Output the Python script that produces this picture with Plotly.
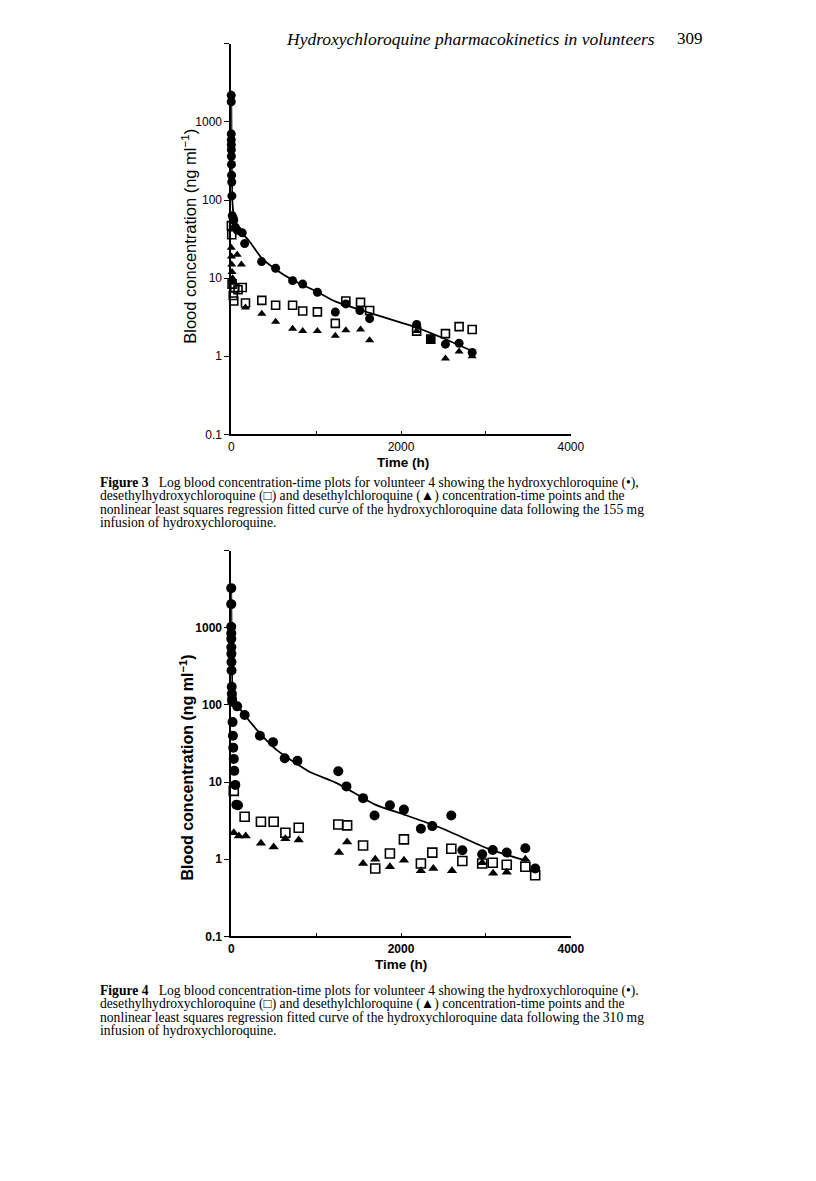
import plotly.graph_objects as go

# page is 816x1181; the html body keeps its 8px margin, so the figure is 16px smaller
PAGE_W, PAGE_H = 816, 1181
OFF = 8
W, H = PAGE_W - 2 * OFF, PAGE_H - 2 * OFF

# Figure 3 (155 mg infusion) - time (h), concentration (ng/ml)
hcq3_t = [0.1, 0.25, 0.5, 0.75, 1, 1.5, 2, 3, 4, 6, 8, 12, 24, 30, 48, 72, 130, 158,
          358, 523, 723, 842, 1015, 1226, 1350, 1515, 1630, 2184, 2350, 2523, 2684, 2838]
hcq3_c = [2190, 1810, 700, 590, 510, 440, 363, 286, 208, 170, 113, 63, 58, 55, 45, 41, 38, 27.7,
          16.3, 13.4, 9.3, 8.4, 6.6, 3.68, 4.68, 3.86, 3.03, 2.56, 1.66, 1.43, 1.47, 1.12]
dhcq3_t = [2, 6, 10, 24, 30, 42, 80, 130, 168, 360, 523, 723, 842, 1015, 1226, 1350,
           1523, 1630, 2184, 2350, 2523, 2684, 2838]
dhcq3_c = [47, 36, 8.4, 6.0, 5.1, 7.5, 7.1, 7.6, 4.8, 5.2, 4.5, 4.5, 3.8, 3.7, 2.64, 5.1,
           4.9, 3.86, 2.1, 1.66, 1.95, 2.4, 2.2]
dcq3_t = [1, 3, 6, 10, 16, 24, 70, 120, 168, 360, 523, 723, 842, 1015, 1226, 1350,
          1523, 1630, 2184, 2350, 2523, 2684, 2838]
dcq3_c = [24.5, 19, 15, 12, 10, 9, 20, 15, 4.2, 3.5, 2.77, 2.26, 2.1, 2.1, 1.83, 2.15,
          2.2, 1.61, 2.1, 1.66, 0.94, 1.15, 1.0]
fit3_t = [0, 5, 15, 40, 100, 200, 360, 500, 720, 1000, 1230, 1630, 2000, 2200, 2500, 2840]
fit3_c = [2500, 400, 90, 55, 40, 31, 18, 13.5, 9.5, 6.8, 5.0, 3.6, 2.7, 2.3, 1.7, 1.16]

# Figure 4 (310 mg infusion)
hcq4_t = [0.1, 0.25, 0.5, 0.75, 1, 1.5, 2, 3, 4, 6, 8, 10, 12, 16, 20, 24, 30, 36, 48,
          60, 70, 80, 158, 338, 492, 630, 780, 1261, 1357, 1553, 1688, 1869, 2034,
          2234, 2368, 2592, 2722, 2956, 3080, 3245, 3464, 3580]
hcq4_c = [3270, 2030, 1030, 850, 720, 560, 460, 360, 280, 172, 140, 120, 110, 60, 40, 28, 20, 14, 9.2,
          5.1, 96, 5.0, 74, 40, 33, 20.4, 18.9, 13.8, 8.8, 6.2, 3.7, 5.0, 4.4,
          2.49, 2.69, 3.7, 1.31, 1.16, 1.32, 1.22, 1.39, 0.76]
dhcq4_t = [30, 158, 350, 500, 638, 795, 1261, 1365, 1553, 1696, 1869, 2034, 2234, 2368,
           2592, 2722, 2956, 3080, 3245, 3464, 3580]
dhcq4_c = [7.7, 3.55, 3.06, 3.06, 2.21, 2.56, 2.82, 2.75, 1.51, 0.76, 1.19, 1.81, 0.88, 1.22,
           1.37, 0.95, 0.88, 0.9, 0.85, 0.8, 0.62]
dcq4_t = [30, 90, 170, 350, 500, 638, 795, 1270, 1365, 1553, 1696, 1869, 2034, 2234,
          2380, 2600, 2956, 3085, 3245, 3464]
dcq4_c = [2.2, 2.0, 2.0, 1.61, 1.44, 1.85, 1.78, 1.22, 1.67, 0.88, 1.0, 0.8, 0.97, 0.71,
          0.76, 0.71, 0.9, 0.66, 0.68, 1.0]
fit4_t = [0, 5, 15, 50, 158, 346, 538, 780, 926, 1261, 1696, 2034, 2465, 3041, 3480]
fit4_c = [3200, 700, 170, 110, 74, 42, 26, 17, 13.5, 9.5, 5.1, 3.8, 2.56, 1.35, 0.95]

x_ticks = [0, 2000, 4000]
x_labels = ["0", "2000", "4000"]
x_minor = [1000, 3000]
y_ticks = [0.1, 1, 10, 100, 1000]
y_labels = ["0.1", "1", "10", "100", "1000"]
y_minor = [10000]

SANS = "Liberation Sans, Arial, sans-serif"
SERIF = "Liberation Serif, Times New Roman, serif"


def px_x(p):
    # page pixel -> paper fraction
    return (p - OFF) / W


def px_y(p):
    return 1 - (p - OFF) / H


fig = go.Figure()


def add_panel(fig, xa, ya, sq, tri, circ, fit, msize):
    fig.add_trace(go.Scatter(x=sq[0], y=sq[1], mode="markers", xaxis=xa, yaxis=ya,
                             marker=dict(symbol="square-open", size=msize - 1, color="black",
                                         line=dict(width=1.6)), cliponaxis=False))
    fig.add_trace(go.Scatter(x=tri[0], y=tri[1], mode="markers", xaxis=xa, yaxis=ya,
                             marker=dict(symbol="triangle-up", size=msize - 1, color="black"),
                             cliponaxis=False))
    fig.add_trace(go.Scatter(x=circ[0], y=circ[1], mode="markers", xaxis=xa, yaxis=ya,
                             marker=dict(symbol="circle", size=msize, color="black"),
                             cliponaxis=False))
    fig.add_trace(go.Scatter(x=fit[0], y=fit[1], mode="lines", xaxis=xa, yaxis=ya,
                             line=dict(color="black", width=1.8, shape="spline", smoothing=0.6),
                             cliponaxis=False))


add_panel(fig, "x", "y", (dhcq3_t, dhcq3_c), (dcq3_t, dcq3_c), (hcq3_t, hcq3_c), (fit3_t, fit3_c), 9)
add_panel(fig, "x2", "y2", (dhcq4_t, dhcq4_c), (dcq4_t, dcq4_c), (hcq4_t, hcq4_c), (fit4_t, fit4_c), 10)


def xaxis(anchor, bold):
    return dict(domain=[px_x(233), px_x(580)], range=[0, 4000], anchor=anchor,
                tickvals=x_ticks, ticktext=x_labels, ticks="inside", ticklen=4,
                tickwidth=1.2, tickcolor="black", showline=True, linecolor="black",
                linewidth=1.5, showgrid=False, zeroline=False,
                minor=dict(tickvals=x_minor, ticks="inside", ticklen=4, tickwidth=1.2,
                           tickcolor="black", showgrid=False),
                tickfont=dict(family=SANS, size=12, color="black",
                              weight="bold" if bold else "normal"))


def yaxis(top, bottom, anchor, bold):
    return dict(domain=[px_y(bottom), px_y(top)], type="log", range=[-1, 4], anchor=anchor,
                tickvals=y_ticks, ticktext=y_labels, ticks="outside", ticklen=5,
                tickwidth=1.2, tickcolor="black", showline=True, linecolor="black",
                linewidth=1.6, showgrid=False, zeroline=False,
                minor=dict(tickvals=y_minor, ticks="outside", ticklen=5, tickwidth=1.2,
                           tickcolor="black", showgrid=False),
                tickfont=dict(family=SANS, size=12, color="black",
                              weight="bold" if bold else "normal"))


fig.update_layout(
    width=W, height=H, margin=dict(l=0, r=0, t=0, b=0),
    paper_bgcolor="white", plot_bgcolor="white", showlegend=False,
    xaxis=xaxis("y", False),
    yaxis=yaxis(44, 437, "x", False),
    xaxis2=xaxis("y2", True),
    yaxis2=yaxis(554, 942, "x2", True),
)


def note(text, x, y, size=13.6, family=SERIF, xanchor="left", angle=0):
    fig.add_annotation(text=text, x=px_x(x), y=px_y(y), xref="paper", yref="paper",
                       xanchor=xanchor, yanchor="middle", showarrow=False, textangle=angle,
                       font=dict(family=family, size=size, color="black"))


# running head
note("<i>Hydroxychloroquine pharmacokinetics in volunteers</i>", 287, 39, size=17.5)
note("309", 686, 39, size=17)

# axis titles
note("Blood concentration (ng ml<sup>−1</sup>)", 190, 238, size=16.5, family=SANS,
     xanchor="center", angle=-90)
note("<b>Time (h)</b>", 408, 465, size=13.5, family=SANS, xanchor="center")
note("<b>Blood concentration (ng ml<sup>−1</sup>)</b>", 188, 772, size=16, family=SANS,
     xanchor="center", angle=-90)
note("<b>Time (h)</b>", 406, 970, size=13.5, family=SANS, xanchor="center")

cap3 = [
    "<b>Figure 3</b>   Log blood concentration-time plots for volunteer 4 showing the hydroxychloroquine (•),",
    "desethylhydroxychloroquine (□) and desethylchloroquine (▲) concentration-time points and the",
    "nonlinear least squares regression fitted curve of the hydroxychloroquine data following the 155 mg",
    "infusion of hydroxychloroquine.",
]
cap4 = [
    "<b>Figure 4</b>   Log blood concentration-time plots for volunteer 4 showing the hydroxychloroquine (•).",
    "desethylhydroxychloroquine (□) and desethylchloroquine (▲) concentration-time points and the",
    "nonlinear least squares regression fitted curve of the hydroxychloroquine data following the 310 mg",
    "infusion of hydroxychloroquine.",
]
for i, line in enumerate(cap3):
    note(line, 97, 485.5 + 13.3 * i)
for i, line in enumerate(cap4):
    note(line, 97, 997 + 13.3 * i)

fig.write_html("out.html")
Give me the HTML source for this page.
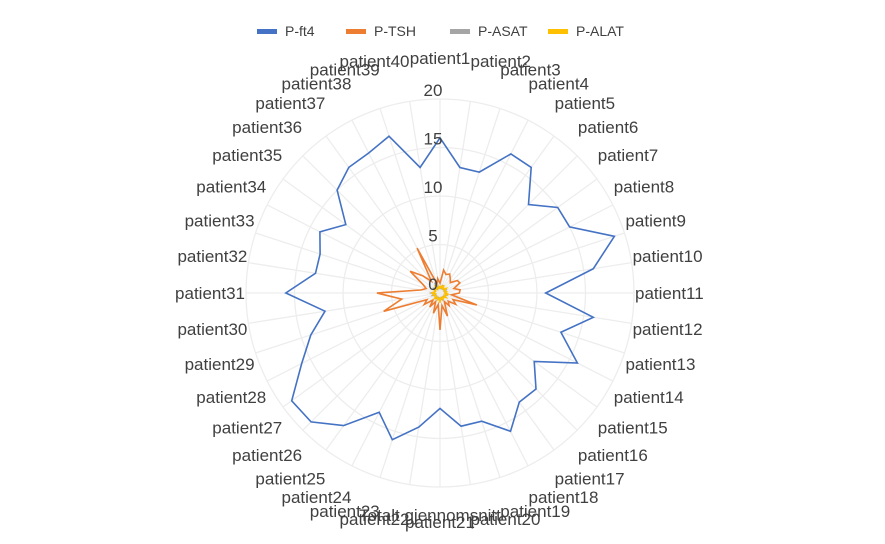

◆ GIVEN REQUEST: Skip every picture and return the lines above from the top through the one that contains "import plotly.graph_objects as go".

◆ EXERCISE RESPONSE:
Output the Python script that produces this picture with Plotly.
import plotly.graph_objects as go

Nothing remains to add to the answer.